Individual surveys will be reviewed by teammates and the instructor. Each student must give review feedback on Blackboard to a total of 5 students, which should include all fellow team members, plus at least two others. Based on feedback, the team will compile a joint survey reflecting the best work of its members; this is the survey that will be distributed and reported. It is also the survey that will count for the grade of all team members.
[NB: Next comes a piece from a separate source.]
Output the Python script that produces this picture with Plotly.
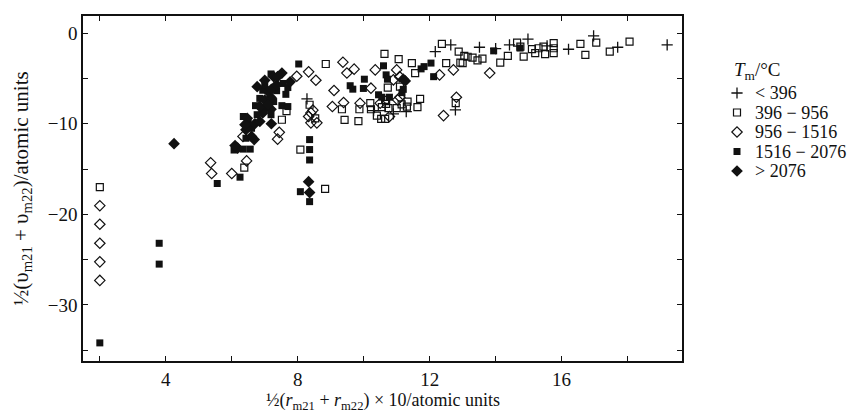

DATA ANALYSIS PLAN AND POST-COLLECTION ANALYSIS
Before you distribute your survey, you must have a plan for how you will analyze the data you gather. This also allows you to double-check that you will be collecting the kinds of information you need for the analyses you intend to perform. The data analysis plan includes a list of the different levels of measurement for your survey questions, a complete coding scheme, and a list of the descriptive and inferential analyses you plan to carry out on your data. Once your data have been collected, you may alter the data plan as needed, but remember that you are limited by the type of data you have collected (and the remaining available time before the final due date).
FINAL SURVEY REPORT
Finally, you will write a report of your research as though addressing a client. The final report will include:
- the problem statement, research questions, and sampling frame (with any changes or adjustments made in the final study);
- the sampling frame, including acknowledgment of potential errors due to the strategies adopted, and an indication of the response rate compared to the original sample size;
- a summary and discussion of the findings based on the data analyses;
- the survey instrument (in an appendix)
The final survey report gives the student the final opportunity to make any necessary adjustments to the various components (where possible: obviously, once administered the survey itself cannot be changed, for example). The survey report should be written in professional report format, including all relevant tables, charts, and references.
For details about the report and what it should include, see the specific instructions on report writing.
More details on the various segments of this assignment will be given as we approach each deadline.
Each segment is due on the date indicated in the syllabus. Please submit your assignment electronically via Blackboard, unless announced otherwise in class. If you have any questions or difficulties that are not resolved during class or lab time, feel free to visit me during office hours, arrange an appointment, or email.
Below is a summary breakdown of the various stages of the survey design project, and the relative weight of each:
|Data analysis plan||25|
|Completed survey report||95|
Extra credit opportunity
For extra credit, a student may submit secondary research pertaining to the research questions.
Scholarly sources from library databases should make up the bulk of the secondary research, since these are the most reliable sources for concept definitions and methodological examples. Each student should identify at least 4 scholarly references that are relevant to the survey project. Citations should be in APA format. A maximum of 25 extra credit points are available.